** Your goal **
Determine which lines contain the word "that", then copy those lines.

>>>

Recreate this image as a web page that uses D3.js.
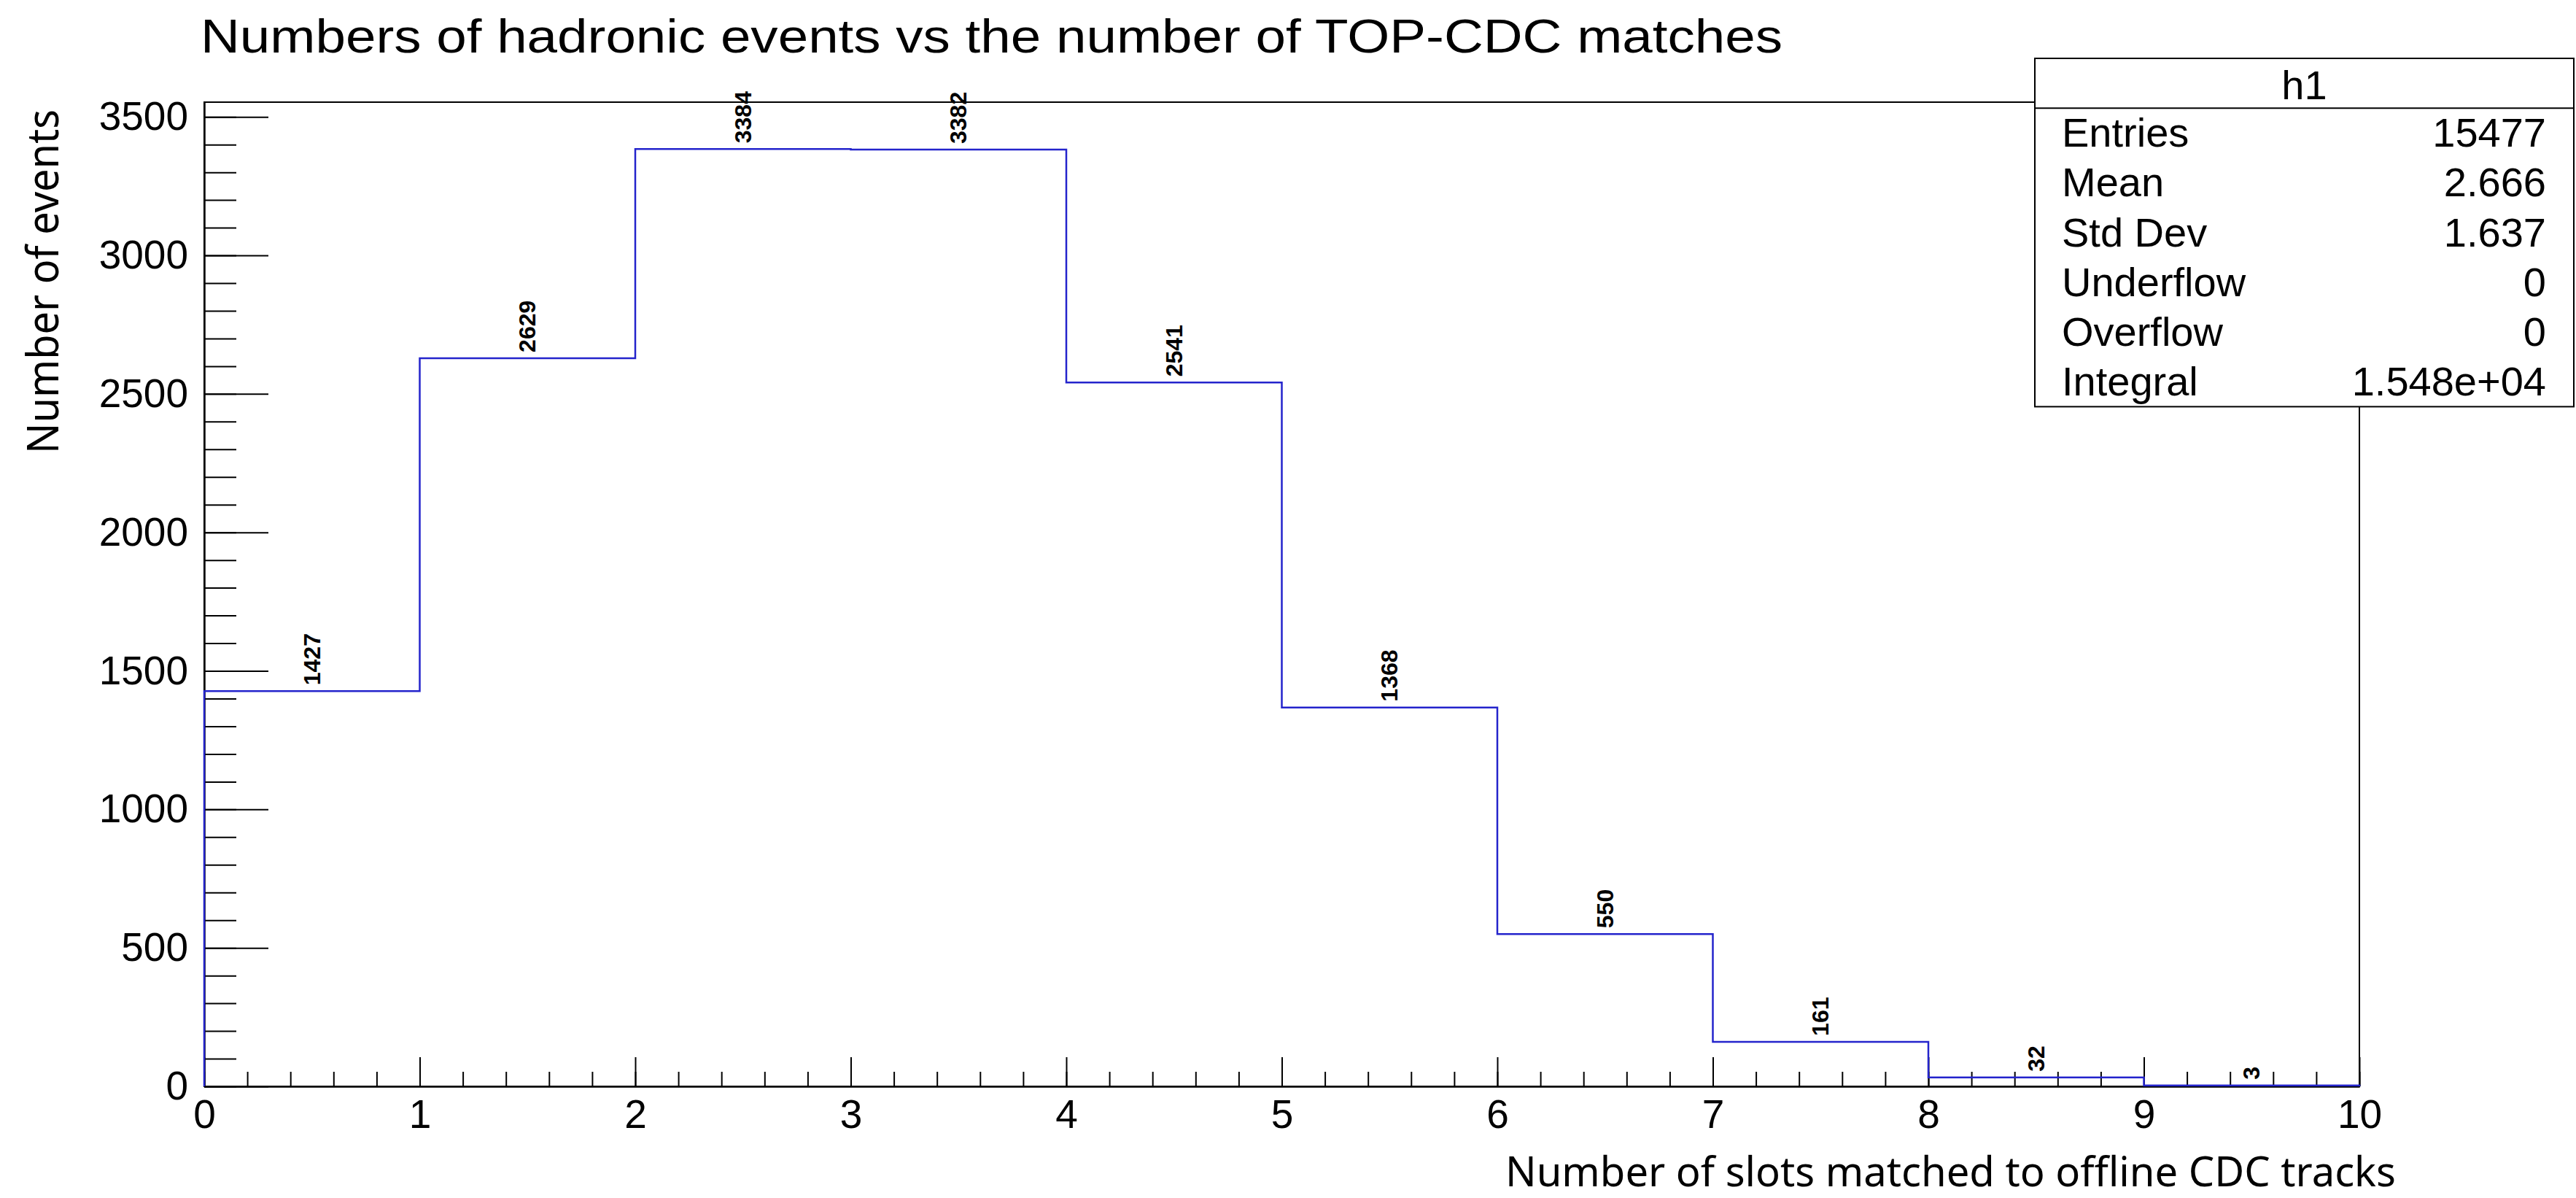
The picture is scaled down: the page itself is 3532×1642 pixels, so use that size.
<!DOCTYPE html>
<html>
<head>
<meta charset="utf-8">
<script src="https://cdn.jsdelivr.net/npm/d3@7"></script>
<style>
  body { margin: 0; background: #fff; }
  svg { display: block; }
</style>
</head>
<body>
<svg id="h1-canvas" width="3532" height="1642"></svg>
<script>
// bin edges are 0..10, one bin per number of matched slots
const binLow = [0, 1, 2, 3, 4, 5, 6, 7, 8, 9];
const binCounts = [1427, 2629, 3384, 3382, 2541, 1368, 550, 161, 32, 3];
const xMajorTicks = [0, 1, 2, 3, 4, 5, 6, 7, 8, 9, 10];
const yMajorTicks = [0, 500, 1000, 1500, 2000, 2500, 3000, 3500];
const statNames = ['Entries', 'Mean', 'Std Dev', 'Underflow', 'Overflow', 'Integral'];
const statValues = ['15477', '2.666', '1.637', '0', '0', '1.548e+04'];

const rootFont = '"Liberation Sans", Arial, Helvetica, sans-serif';
const titleFont = '"Noto Sans", "Open Sans", sans-serif';

var svg = d3.select('#h1-canvas');

// frame is x 280..3235, y 140..1489 ; y max is 1.05 * highest bin like ROOT does
var x = d3.scaleLinear().domain([0, 10]).range([280, 3235]);
var y = d3.scaleLinear().domain([0, d3.max(binCounts) * 1.05]).range([1489, 140]);

// title
svg.append('text')
    .attr('x', 275)
    .attr('y', 72)
    .attr('textLength', 2169)
    .attr('lengthAdjust', 'spacingAndGlyphs')
    .style('font', '65px ' + rootFont)
    .text('Numbers of hadronic events vs the number of TOP-CDC matches');

// frame
svg.append('rect')
    .attr('x', x(0)).attr('y', y.range()[1])
    .attr('width', x(10) - x(0)).attr('height', y(0) - y.range()[1])
    .attr('fill', 'none').attr('stroke', '#000').attr('stroke-width', 2);

// minor ticks first, then major ones with labels
var xMinor = d3.range(0, 10.01, 0.2);
var yMinor = d3.range(0, 3501, 100);

svg.append('g')
    .attr('transform', 'translate(0,' + y(0) + ')')
    .call(d3.axisBottom(x).tickValues(xMinor).tickSize(-20).tickSizeOuter(0).tickFormat(''));
svg.append('g')
    .attr('class', 'xaxis')
    .attr('transform', 'translate(0,' + y(0) + ')')
    .call(d3.axisBottom(x).tickValues(xMajorTicks).tickSize(-40).tickSizeOuter(0).tickPadding(18).tickFormat(d3.format('d')));

svg.append('g')
    .attr('transform', 'translate(' + x(0) + ',0)')
    .call(d3.axisLeft(y).tickValues(yMinor).tickSize(-44).tickSizeOuter(0).tickFormat(''));
svg.append('g')
    .attr('class', 'yaxis')
    .attr('transform', 'translate(' + x(0) + ',0)')
    .call(d3.axisLeft(y).tickValues(yMajorTicks).tickSize(-88).tickSizeOuter(0).tickPadding(22).tickFormat(d3.format('d')));

svg.selectAll('.domain, .tick line').attr('stroke', '#000').attr('stroke-width', 2);
svg.selectAll('.xaxis text, .yaxis text')
    .attr('fill', '#000')
    .style('font', '55px ' + rootFont);

// histogram outline
var pts = [[0, 0]];
binLow.forEach(function(lo, i) {
    pts.push([lo, binCounts[i]]);
    pts.push([lo + 1, binCounts[i]]);
});
pts.push([10, 0]);

svg.append('path')
    .attr('d', d3.line().x(function(d) { return x(d[0]); }).y(function(d) { return y(d[1]); })(pts))
    .attr('fill', 'none')
    .attr('stroke', '#2424cc')
    .attr('stroke-width', 2.5);

// bin contents, rotated
svg.selectAll('text.bin')
    .data(binCounts)
    .enter().append('text')
    .attr('class', 'bin')
    .attr('transform', function(d, i) {
        return 'translate(' + x(binLow[i] + 0.5) + ',' + (y(d) - 8) + ') rotate(-90)';
    })
    .attr('dominant-baseline', 'central')
    .style('font', 'bold 32px ' + rootFont)
    .text(function(d) { return d; });

// axis titles
svg.append('text')
    .attr('x', 3285)
    .attr('y', 1626)
    .attr('text-anchor', 'end')
    .attr('textLength', 1221)
    .attr('lengthAdjust', 'spacingAndGlyphs')
    .style('font', '57px ' + titleFont)
    .text('Number of slots matched to offline CDC tracks');

svg.append('text')
    .attr('transform', 'translate(80,622) rotate(-90)')
    .attr('textLength', 472)
    .attr('lengthAdjust', 'spacingAndGlyphs')
    .style('font', '60px ' + titleFont)
    .text('Number of events');

// stats box
var box = { x0: 2790, x1: 3529, y0: 80, row: 68.2 };
var stats = svg.append('g');
stats.append('rect')
    .attr('x', box.x0).attr('y', box.y0)
    .attr('width', box.x1 - box.x0).attr('height', box.row * 7)
    .attr('fill', '#fff').attr('stroke', '#000').attr('stroke-width', 2);
stats.append('line')
    .attr('x1', box.x0).attr('x2', box.x1)
    .attr('y1', box.y0 + box.row).attr('y2', box.y0 + box.row)
    .attr('stroke', '#000').attr('stroke-width', 2);
stats.append('text')
    .attr('x', (box.x0 + box.x1) / 2)
    .attr('y', box.y0 + 56)
    .attr('text-anchor', 'middle')
    .style('font', '56px ' + rootFont)
    .text('h1');

stats.selectAll('text.sname')
    .data(statNames)
    .enter().append('text')
    .attr('class', 'sname')
    .attr('x', 2827)
    .attr('y', function(d, i) { return box.y0 + box.row * (i + 1) + 53; })
    .style('font', '56px ' + rootFont)
    .text(function(d) { return d; });

stats.selectAll('text.sval')
    .data(statValues)
    .enter().append('text')
    .attr('class', 'sval')
    .attr('x', 3491)
    .attr('y', function(d, i) { return box.y0 + box.row * (i + 1) + 53; })
    .attr('text-anchor', 'end')
    .style('font', '56px ' + rootFont)
    .text(function(d) { return d; });
</script>
</body>
</html>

<<<

** Response **
Recreate this image as a web page that uses D3.js.
The picture is scaled down: the page itself is 3532×1642 pixels, so use that size.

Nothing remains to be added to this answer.